### What this task involves
Leaving out every picture, quote the data below exactly as it appears.

### Stored data
[start]

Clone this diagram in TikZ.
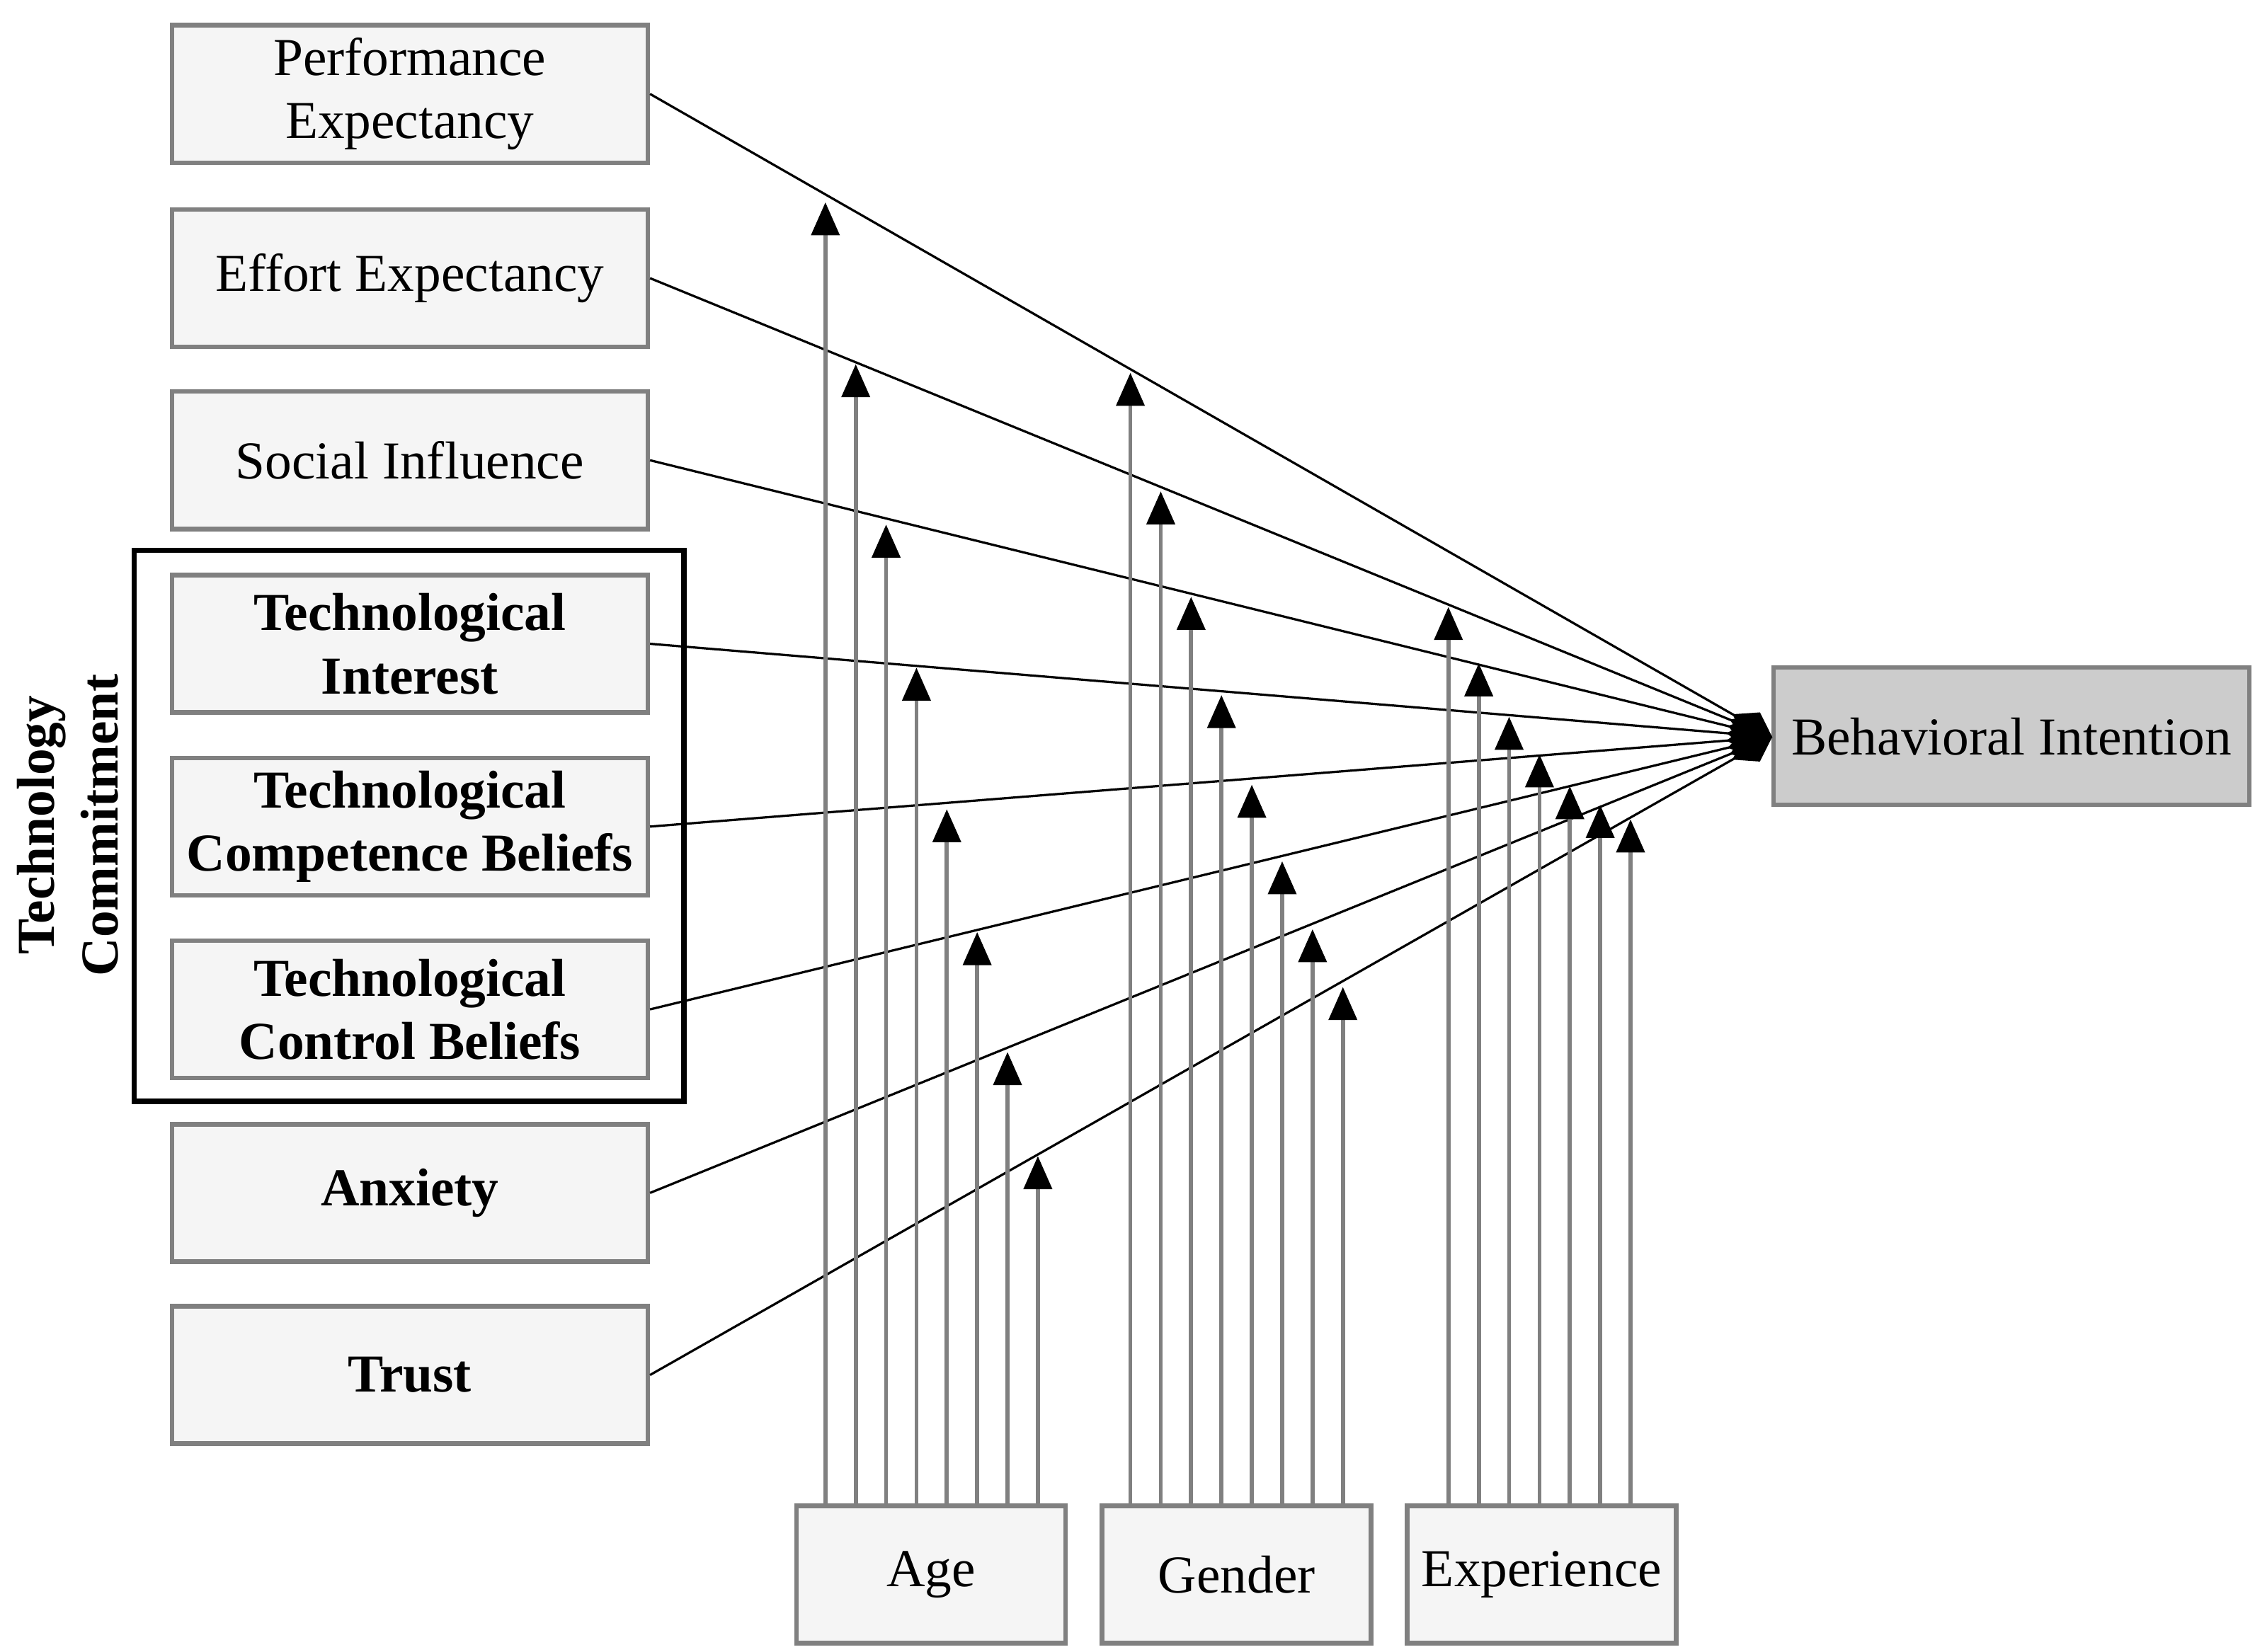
\documentclass[tikz,border=0pt]{standalone}
\usepackage{fontspec}
\setmainfont{Liberation Serif}
\usetikzlibrary{arrows.meta}
\begin{document}
\begin{tikzpicture}[x=0.01cm,y=-0.01cm,
  box/.style={draw=black!50,line width=0.9pt,fill=black!4,minimum width=3.29cm,minimum height=0.95cm,align=center,font=\fontsize{10.5}{12.5}\selectfont,inner sep=0pt},
  mbox/.style={box,minimum width=1.86cm},
  conn/.style={black,line width=0.45pt,-{Diamond[width=6pt,length=9pt]}},
  mod/.style={draw=black!50,line width=0.8pt,-{Triangle[color=black,width=5.5pt,length=6.5pt]}}]
\useasboundingbox (0,0) rectangle (1560,1143);
\node[box] (pe) at (283.5,65) {Performance\\Expectancy};
\node[box] (ee) at (283.5,192.5) {Effort Expectancy};
\node[box] (si) at (283.5,318.5) {Social Influence};
\node[box,font=\fontsize{10.5}{12.5}\selectfont\bfseries] (ti) at (283.5,445.5) {Technological\\Interest};
\node[box,font=\fontsize{10.5}{12.5}\selectfont\bfseries] (tcb) at (283.5,572) {Technological\\Competence Beliefs};
\node[box,font=\fontsize{10.5}{12.5}\selectfont\bfseries] (tcl) at (283.5,698.5) {Technological\\Control Beliefs};
\node[box,font=\fontsize{10.5}{12.5}\selectfont\bfseries] (anx) at (283.5,825.5) {Anxiety};
\node[box,font=\fontsize{10.5}{12.5}\selectfont\bfseries] (tr) at (283.5,951.5) {Trust};
\node[draw=black,line width=1pt,minimum width=3.8cm,minimum height=3.81cm] (grp) at (283,571.5) {};
\node[rotate=90,align=center,font=\fontsize{10.5}{12.5}\selectfont\bfseries] (tcl2) at (47,571) {Technology\\Commitment};
\node[box,fill=black!20] (bi) at (1391.5,509.5) {Behavioral Intention};
\node[mbox] (age) at (644,1089.5) {Age};
\node[mbox] (gen) at (855.5,1089.5) {Gender};
\node[mbox] (exp) at (1066.5,1089.5) {Experience};
\coordinate (hub) at (1226,510);
\foreach \n in {pe,ee,si,ti,tcb,tcl,anx,tr} \draw[conn] (\n.east) -- (hub);
\foreach \x/\t in {571/140,592/252,613/363,634/462,655/560,676/645,697/728,718/800}
  {\coordinate (a\x) at (\x,\t); \draw[mod] (age.north -| a\x) -- (a\x);}
\foreach \x/\t in {782/258,803/340,824/413,845/481,866/543,887/596,908/643,929/683}
  {\coordinate (g\x) at (\x,\t); \draw[mod] (gen.north -| g\x) -- (g\x);}
\foreach \x/\t in {1002/420,1023/459,1044/496,1065/522,1086/544,1107/557,1128/567}
  {\coordinate (e\x) at (\x,\t); \draw[mod] (exp.north -| e\x) -- (e\x);}
\end{tikzpicture}
\end{document}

[end]

### Response below
Clone this diagram in TikZ.
\documentclass[tikz,border=0pt]{standalone}
\usepackage{fontspec}
\setmainfont{Liberation Serif}
\usetikzlibrary{arrows.meta}
\begin{document}
\begin{tikzpicture}[x=0.01cm,y=-0.01cm,
  box/.style={draw=black!50,line width=0.9pt,fill=black!4,minimum width=3.29cm,minimum height=0.95cm,align=center,font=\fontsize{10.5}{12.5}\selectfont,inner sep=0pt},
  mbox/.style={box,minimum width=1.86cm},
  conn/.style={black,line width=0.45pt,-{Diamond[width=6pt,length=9pt]}},
  mod/.style={draw=black!50,line width=0.8pt,-{Triangle[color=black,width=5.5pt,length=6.5pt]}}]
\useasboundingbox (0,0) rectangle (1560,1143);
\node[box] (pe) at (283.5,65) {Performance\\Expectancy};
\node[box] (ee) at (283.5,192.5) {Effort Expectancy};
\node[box] (si) at (283.5,318.5) {Social Influence};
\node[box,font=\fontsize{10.5}{12.5}\selectfont\bfseries] (ti) at (283.5,445.5) {Technological\\Interest};
\node[box,font=\fontsize{10.5}{12.5}\selectfont\bfseries] (tcb) at (283.5,572) {Technological\\Competence Beliefs};
\node[box,font=\fontsize{10.5}{12.5}\selectfont\bfseries] (tcl) at (283.5,698.5) {Technological\\Control Beliefs};
\node[box,font=\fontsize{10.5}{12.5}\selectfont\bfseries] (anx) at (283.5,825.5) {Anxiety};
\node[box,font=\fontsize{10.5}{12.5}\selectfont\bfseries] (tr) at (283.5,951.5) {Trust};
\node[draw=black,line width=1pt,minimum width=3.8cm,minimum height=3.81cm] (grp) at (283,571.5) {};
\node[rotate=90,align=center,font=\fontsize{10.5}{12.5}\selectfont\bfseries] (tcl2) at (47,571) {Technology\\Commitment};
\node[box,fill=black!20] (bi) at (1391.5,509.5) {Behavioral Intention};
\node[mbox] (age) at (644,1089.5) {Age};
\node[mbox] (gen) at (855.5,1089.5) {Gender};
\node[mbox] (exp) at (1066.5,1089.5) {Experience};
\coordinate (hub) at (1226,510);
\foreach \n in {pe,ee,si,ti,tcb,tcl,anx,tr} \draw[conn] (\n.east) -- (hub);
\foreach \x/\t in {571/140,592/252,613/363,634/462,655/560,676/645,697/728,718/800}
  {\coordinate (a\x) at (\x,\t); \draw[mod] (age.north -| a\x) -- (a\x);}
\foreach \x/\t in {782/258,803/340,824/413,845/481,866/543,887/596,908/643,929/683}
  {\coordinate (g\x) at (\x,\t); \draw[mod] (gen.north -| g\x) -- (g\x);}
\foreach \x/\t in {1002/420,1023/459,1044/496,1065/522,1086/544,1107/557,1128/567}
  {\coordinate (e\x) at (\x,\t); \draw[mod] (exp.north -| e\x) -- (e\x);}
\end{tikzpicture}
\end{document}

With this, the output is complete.